▶ _What to do_
Everything in the data should be repeated exactly, save for the images.

▶ _Given material_
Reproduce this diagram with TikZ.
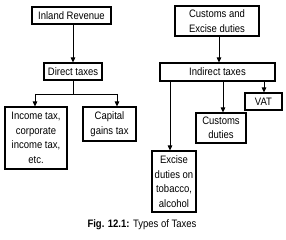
\documentclass[tikz,border=0pt]{standalone}
\usepackage{fontspec}
\setmainfont{Liberation Sans}[FakeStretch=0.88]
\usetikzlibrary{arrows.meta}
\begin{document}
\begin{tikzpicture}[x=1pt,y=-1pt,
  box/.style={draw,line width=1.1pt,inner sep=0pt,align=center,
    font=\fontsize{10.8}{14.5}\selectfont},
  conn/.style={line width=0.9pt},
  arr/.style={line width=0.9pt,-{Triangle[length=5pt,width=4.5pt]}}]
\useasboundingbox (0,0) rectangle (286,240);
% left tree
\node[box,minimum width=79pt,minimum height=17pt] (inland) at (71.5,15.5) {Inland Revenue};
\node[box,minimum width=58pt,minimum height=17pt] (direct) at (73,71.5) {Direct taxes};
\node[box,minimum width=62pt,minimum height=62pt] (income) at (36,138) {Income tax,\\corporate\\income tax,\\etc.};
\node[box,minimum width=53pt,minimum height=34pt] (capital) at (109.5,124) {Capital\\gains tax};
% right tree
\node[box,minimum width=84pt,minimum height=30pt] (custexc) at (217,21) {Customs and\\Excise duties};
\node[box,minimum width=115pt,minimum height=18pt] (indirect) at (217.5,72) {Indirect taxes};
\node[box,minimum width=37pt,minimum height=17pt] (vat) at (263.5,101.5) {VAT};
\node[box,minimum width=50pt,minimum height=30pt] (customs) at (221,128) {Customs\\duties};
\node[box,minimum width=44pt,minimum height=61pt] (excise) at (174,181.5) {Excise\\duties on\\tobacco,\\alcohol};
% caption
\node[font=\fontsize{10.8}{12}\selectfont,inner sep=0pt] (cap) at (142,224.5) {\textbf{Fig. 12.1:} Types of Taxes};
% connectors left
\coordinate (jm) at (73,94);
\coordinate (jl) at (35,94);
\coordinate (jr) at (117,94);
\draw[arr] (direct.north |- inland.south) -- (direct.north);
\draw[conn] (direct.south) -- (jm);
\draw[conn] (jl) -- (jr);
\draw[arr] (jl) -- (jl |- income.north);
\draw[arr] (jr) -- (jr |- capital.north);
% connectors right
\coordinate (a1) at (219,0);
\coordinate (b1) at (170,0);
\coordinate (b2) at (223,0);
\coordinate (b3) at (264,0);
\draw[arr] (a1 |- custexc.south) -- (a1 |- indirect.north);
\draw[arr] (b1 |- indirect.south) -- (b1 |- excise.north);
\draw[arr] (b2 |- indirect.south) -- (b2 |- customs.north);
\draw[arr] (b3 |- indirect.south) -- (b3 |- vat.north);
\end{tikzpicture}
\end{document}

▶ _The completed task_
Reproduce this diagram with TikZ.
\documentclass[tikz,border=0pt]{standalone}
\usepackage{fontspec}
\setmainfont{Liberation Sans}[FakeStretch=0.88]
\usetikzlibrary{arrows.meta}
\begin{document}
\begin{tikzpicture}[x=1pt,y=-1pt,
  box/.style={draw,line width=1.1pt,inner sep=0pt,align=center,
    font=\fontsize{10.8}{14.5}\selectfont},
  conn/.style={line width=0.9pt},
  arr/.style={line width=0.9pt,-{Triangle[length=5pt,width=4.5pt]}}]
\useasboundingbox (0,0) rectangle (286,240);
% left tree
\node[box,minimum width=79pt,minimum height=17pt] (inland) at (71.5,15.5) {Inland Revenue};
\node[box,minimum width=58pt,minimum height=17pt] (direct) at (73,71.5) {Direct taxes};
\node[box,minimum width=62pt,minimum height=62pt] (income) at (36,138) {Income tax,\\corporate\\income tax,\\etc.};
\node[box,minimum width=53pt,minimum height=34pt] (capital) at (109.5,124) {Capital\\gains tax};
% right tree
\node[box,minimum width=84pt,minimum height=30pt] (custexc) at (217,21) {Customs and\\Excise duties};
\node[box,minimum width=115pt,minimum height=18pt] (indirect) at (217.5,72) {Indirect taxes};
\node[box,minimum width=37pt,minimum height=17pt] (vat) at (263.5,101.5) {VAT};
\node[box,minimum width=50pt,minimum height=30pt] (customs) at (221,128) {Customs\\duties};
\node[box,minimum width=44pt,minimum height=61pt] (excise) at (174,181.5) {Excise\\duties on\\tobacco,\\alcohol};
% caption
\node[font=\fontsize{10.8}{12}\selectfont,inner sep=0pt] (cap) at (142,224.5) {\textbf{Fig. 12.1:} Types of Taxes};
% connectors left
\coordinate (jm) at (73,94);
\coordinate (jl) at (35,94);
\coordinate (jr) at (117,94);
\draw[arr] (direct.north |- inland.south) -- (direct.north);
\draw[conn] (direct.south) -- (jm);
\draw[conn] (jl) -- (jr);
\draw[arr] (jl) -- (jl |- income.north);
\draw[arr] (jr) -- (jr |- capital.north);
% connectors right
\coordinate (a1) at (219,0);
\coordinate (b1) at (170,0);
\coordinate (b2) at (223,0);
\coordinate (b3) at (264,0);
\draw[arr] (a1 |- custexc.south) -- (a1 |- indirect.north);
\draw[arr] (b1 |- indirect.south) -- (b1 |- excise.north);
\draw[arr] (b2 |- indirect.south) -- (b2 |- customs.north);
\draw[arr] (b3 |- indirect.south) -- (b3 |- vat.north);
\end{tikzpicture}
\end{document}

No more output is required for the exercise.